Comment s’étonner alors qu’en Chahina la figure évangélique de Jésus s’allie à sa figure coranique, non pas pour s’y opposer mais pour l’enrichir, la renouveler peut-être, très exactement la « ressourcer », et achever d’en dessiner le visage ? Chahina en était à un moment de son existence où elle cheminait dans un contexte nouveau, où la pratique d’une petite communauté chrétienne lui avait révélé le Christ des Évangiles, ce dont elle formule lumineusement les effets qu’elle désirait, qu’elle pressentait : « Je pourrais réorienter tout mon être avec mes peurs et ma fragilité, et non contre elles ; je pourrais réorienter mon existence vers ce qui déjà m’habitait et que j’envisageais enfin de revêtir. » (p. 49) Elle écrit plus loin : « Mon attachement au Christ est le point de départ de tout. Le christianisme n’est pas venu en moi prendre le relais de quelque chose d’insuffisant ou d’inconsistant.

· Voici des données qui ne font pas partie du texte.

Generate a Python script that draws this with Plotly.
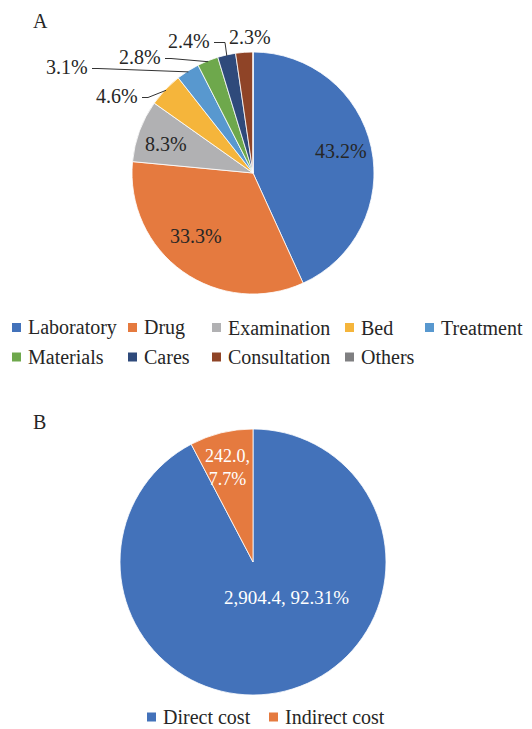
import math
import plotly.graph_objects as go

# ---------------- data ----------------
categories_a = ["Laboratory", "Drug", "Examination", "Bed", "Treatment",
                "Materials", "Cares", "Consultation", "Others"]
share_a = [43.2, 33.3, 8.3, 4.6, 3.1, 2.8, 2.4, 2.3, 0.0]

categories_b = ["Direct cost", "Indirect cost"]
cost_b = [2904.4, 242.0]
pct_b = ["92.31%", "7.7%"]

# ---------------- style ----------------
colors_a = ["#4372BA", "#E57A3F", "#B1B1B3", "#F5B53B", "#5898CF",
            "#6EA84C", "#2F4A7B", "#8F4427", "#7F7F81"]
colors_b = ["#4372BA", "#E57A3F"]
FONT = "Liberation Serif"
TXT = "#262626"
W, H = 532, 729


def px(x):
    return x / W


def py(y):
    return 1 - y / H


CA, RA = (253, 173), 121
CB, RB = (253, 562), 133


def domain(c, r):
    return dict(x=[px(c[0] - r), px(c[0] + r)], y=[py(c[1] + r), py(c[1] - r)])


def polar(c, r, frac):
    t = 2 * math.pi * frac
    return c[0] + r * math.sin(t), c[1] - r * math.cos(t)


def mids(vals):
    tot = sum(vals)
    out, cum = [], 0.0
    for v in vals:
        out.append((cum + v / 2) / tot)
        cum += v
    return out


fig = go.Figure()
fig.add_trace(go.Pie(labels=categories_a, values=share_a, sort=False,
                     direction="clockwise", rotation=0, textinfo="none",
                     marker=dict(colors=colors_a, line=dict(color="white", width=0.8)),
                     domain=domain(CA, RA), showlegend=False))
fig.add_trace(go.Pie(labels=categories_b, values=cost_b, sort=False,
                     direction="clockwise", rotation=0, textinfo="none",
                     marker=dict(colors=colors_b, line=dict(color="white", width=0.8)),
                     domain=domain(CB, RB), showlegend=False))

ann, shapes = [], []

# ---- chart A labels ----
mid_a = mids(share_a)
inside_a = {0: (2, -3), 1: (-6, -9), 2: (-4, 2)}     # nudges
for i, (dx, dy) in inside_a.items():
    x, y = polar(CA, 0.73 * RA, mid_a[i])
    ann.append(dict(x=px(x + dx), y=py(y + dy), text=f"{share_a[i]:.1f}%",
                    showarrow=False, xanchor="center", yanchor="middle",
                    font=dict(family=FONT, size=20, color=TXT)))

# outside labels: right edge / vertical centre of the text, elbow length of leader
outside_a = {3: (140, 96, 6), 4: (90, 67, 6), 5: (163, 57, 6), 6: (212, 41, 11), 7: (273, 37, None)}
for i, (xr, yc, elbow) in outside_a.items():
    ann.append(dict(x=px(xr), y=py(yc), text=f"{share_a[i]:.1f}%",
                    showarrow=False, xanchor="right", yanchor="middle",
                    font=dict(family=FONT, size=20, color=TXT)))
    if elbow is not None:
        ex, ey = polar(CA, RA - 1, mid_a[i])
        ly = yc + 1.5
        shapes.append(dict(type="path", xref="paper", yref="paper",
                           path=f"M {px(xr + 2)},{py(ly)} L {px(xr + 2 + elbow)},{py(ly)} L {px(ex)},{py(ey)}",
                           line=dict(color="#333333", width=1)))

# ---- chart B labels ----
ann.append(dict(x=px(286), y=py(597), text=f"{cost_b[0]:,.1f}, {pct_b[0]}",
                showarrow=False, xanchor="center", yanchor="middle",
                font=dict(family=FONT, size=19, color="white")))
ann.append(dict(x=px(227), y=py(467), text=f"{cost_b[1]:,.1f},<br>{pct_b[1]}",
                showarrow=False, xanchor="center", yanchor="middle",
                font=dict(family=FONT, size=18, color="white")))

# ---- panel titles ----
for t, (x, y) in (("A", (40, 21)), ("B", (39, 422))):
    ann.append(dict(x=px(x), y=py(y), text=t, showarrow=False, xanchor="center",
                    yanchor="middle", font=dict(family=FONT, size=20, color=TXT)))


# ---- legends ----
def legend(names, colors, cols, rows):
    for k, (n, c) in enumerate(zip(names, colors)):
        x0 = cols[k % len(cols)]
        yc = rows[k // len(cols)]
        shapes.append(dict(type="rect", xref="paper", yref="paper",
                           x0=px(x0), x1=px(x0 + 9), y0=py(yc + 4.5), y1=py(yc - 4.5),
                           fillcolor=c, line=dict(width=0)))
        ann.append(dict(x=px(x0 + 14), y=py(yc), text=n, showarrow=False,
                        xanchor="left", yanchor="middle",
                        font=dict(family=FONT, size=20, color=TXT)))


legend(categories_a, colors_a, [12, 128, 212, 345, 425], [327.5, 357])
legend(categories_b, colors_b, [147, 269], [717])

fig.update_layout(width=W, height=H, margin=dict(l=0, r=0, t=0, b=0),
                  paper_bgcolor="white", plot_bgcolor="white",
                  annotations=ann, shapes=shapes)
fig.write_html("out.html", config={"displayModeBar": False},
               post_script="document.body.style.margin='0';document.body.style.overflow='hidden';")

Ce n’est pas un mieux, un plus que j’y ai trouvé. Le Christ a donné visage à ce Dieu reçu. Il m’a aussi ouvert concrètement à un autre style de vie, à une autre manière d’être femme, de vivre de décider, de me positionner aujourd’hui […]. Il a fait de moi une personne libre, subversive et résolument ancrée dans la réalité et le monde moderne. » (p. 52)
Chahina devint professeure des écoles, reçut de la Conférence des évêques de France des missions nationales en matière de catéchèse, et travaille aujourd’hui en pastorale, à la demande de congrégations religieuses.
Ce livre doit pouvoir parler à toute lectrice et tout lecteur. Nul besoin d’appartenir à telle ou telle communauté croyante pour en comprendre le propos, en ressentir la force. Mutatis mutandis, on peut y puiser beaucoup pour méditer par exemple sur les conditions auxquelles on peut « aller vers soi-même », inventer des formes de liberté, tourner les antagonismes, élaborer une cohérence de soi dont la pertinence finisse par illuminer les autres. On se fera néanmoins attentif à un point : les religions sont souvent réputées aliénantes, telles des institutions exerçant une emprise sur les âmes. D’où vient que la parole de Chahina, de celles, de ceux qui lui ressemblent, atteste tout autre chose et résonne tout autrement ? Chahina, enfant bénie, sera devenue une adulte « intranquille », comme elle l’écrit, à jamais étonnée, émerveillée peut-être, du chemin parcouru.